Creature Commandos is a Strange Beginning to the New DCU
If this is Gunn's direction, it's bewildering
Oh, James Gunn. After living through disappointment after disappointment in the incongruous, disconnected chaos that was the DCEU, I had such hope for the new vision that you would cast for DC’s iconic characters on our screens, large and small. Yes, I knew your style is quirky, that you lean toward the humorous whether or not it is deserved, and I was slightly nervous about that. You gave us Guardians of the Galaxy, though, which were some of the MCU’s most original films, and that alone was reason to think the DCU would look upward from the trough where we had been happy to ignore it’s characters.
Now, three episodes into Creature Commandos, the inaugural television adventure for the new DCU, my hopes have been smashed violently against the rocks. To say I am disappointed would be an understatement. There is absolutely nothing good to say here.
I’ll confess I haven’t read the original Creature Commandos in the comics. Frankenstein: Agent of S.H.A.D.E. intrigued me with the New 52 reboot, but I’m still not overly aware of the team. However, even a cursory glance at Wikipedia and some overall background in comics concludes that the team depicted in this animated series is based loosely, at best, on the original concept. While two of the primary characters in these first three episodes, the Bride and G.I. Robot, are directly lifted from the pages of the source material, the rest is a mish-mash of various DC characters forced to fit the narrative. With a mish-mash comes chaos, and chaos is what we have here.
Really, I shouldn’t be surprised. Gunn, after all, directed Suicide Squad, which was 2 hours of hip hop and violence, with few redeeming qualities (I will never understand that version of the Joker).

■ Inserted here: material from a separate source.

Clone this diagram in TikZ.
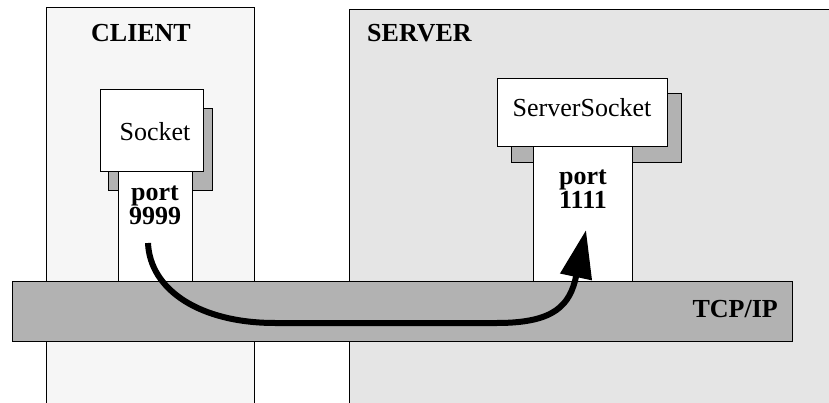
\documentclass[tikz,border=0pt]{standalone}
\usepackage{fontspec}
\setmainfont{Liberation Serif}
\usetikzlibrary{arrows.meta}
\definecolor{clientbg}{gray}{0.965}
\definecolor{serverbg}{gray}{0.9}
\definecolor{shadowgray}{gray}{0.7}
\begin{document}
\begin{tikzpicture}[x=1pt,y=-1pt,
  box/.style={draw=black, line width=0.9pt, inner sep=0pt, outer sep=0pt},
  lbl/.style={inner sep=0pt, font=\fontsize{26}{24}\selectfont},
  blbl/.style={inner sep=0pt, font=\fontsize{26}{24}\selectfont\bfseries}]
\useasboundingbox (0,0) rectangle (829,403);
\clip (0,0) rectangle (829,403);
\fill[white] (0,0) rectangle (829,403);
% machines
\node[box, fill=clientbg, minimum width=208pt, minimum height=413pt] (client) at (150,213.5) {};
\node[box, fill=serverbg, minimum width=501pt, minimum height=411pt] (server) at (599.5,214.5) {};
\node[blbl] (clienttxt) at (141,33) {CLIENT};
\node[blbl, anchor=west] (servertxt) at (367,33) {SERVER};
% client socket
\node[box, fill=shadowgray, minimum width=104pt, minimum height=82pt] (sockshadow) at (160,149) {};
\node[box, fill=white, minimum width=103pt, minimum height=82pt] (sock) at (151.5,130) {};
\node[lbl] (socktxt) at (155,132) {Socket};
\node[box, fill=white, minimum width=74pt, minimum height=110pt] (cport) at (155,226) {};
\node[blbl, align=center] (cporttxt) at (155,205) {port\\9999};
% server socket
\node[box, fill=shadowgray, minimum width=170pt, minimum height=69pt] (ssockshadow) at (596,127.5) {};
\node[box, fill=white, minimum width=170pt, minimum height=68pt] (ssock) at (582,112) {};
\node[lbl] (ssocktxt) at (582,108) {ServerSocket};
\node[box, fill=white, minimum width=99pt, minimum height=135pt] (sport) at (582.5,213.5) {};
\node[blbl, align=center] (sporttxt) at (583,189) {port\\1111};
% network bar
\node[box, fill=shadowgray, minimum width=780pt, minimum height=60pt] (tcp) at (402,311) {};
\node[blbl, anchor=east] (tcptxt) at (778,309) {TCP/IP};
% connection arrow
\coordinate (src) at (148,243);
\coordinate (dst) at (586,230);
\draw[line width=6pt, -{Triangle[length=48pt,width=31pt]}]
  (src) .. controls (150,290) and (200,323) .. (275,323)
  -- (497,323) .. controls (555,323) and (570,305) .. (dst);
\end{tikzpicture}
\end{document}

Back to the point about chaos, though. There is some attempt to develop the characters here, which is all too rare for animated programming, and I’ll give Gunn credit in that regard. Unfortunately, it’s interspersed with unexplained plot points (where does G.I. Robot go for all those years, and how does he develop self-awareness?), minimal background on why the villain is the villain, and occasional necrophelia. By the time the third episode finished, I was having so much difficulty tracking what was supposed to be going on, that only the high points stayed with me: I was sad that the robot was destroyed, and I’m so over the damsel in distress trope with the princess. Also, lots of blood and Dr. Phosphorus has an attitude. That’s really all that I walk away with.
There’s also the question of whether or not this actually is the inaugural outing for the DCU. After all, there is also Penguin, which is an spinoff from the Batman universe, which I wasn’t aware was it’s own universe until I read something to that effect on Reddit, and am still not sure if it folds into the DCU proper. If so, my hopes are even lower. Batman has always been one of my favorite characters, and if he is not done justice, then I really have no use for this.
Spoiler: Goth Bruce Wayne is doing it wrong.
But I digress.
Pondering the Batman leaves me wondering about continuity. The next Batman film is under the umbrella of Gunn’s new DCU…unless it isn’t…which makes me feel like we’re lapsing back into the world of standalone films that are only connected in theory. I was really hoping that Gunn would find a way to tie it all together. If Creature Commandos as we’ve seen it so far is the compass by which we’re to assess this, however, I think that his quirky, humorous style simply will not serve as a cohesive glue for a universe that was in desperate need of a reboot.
I can only hope I’m wrong, because I really want to see DC’s characters done well. We’ll see how the remaining episodes of this series play out.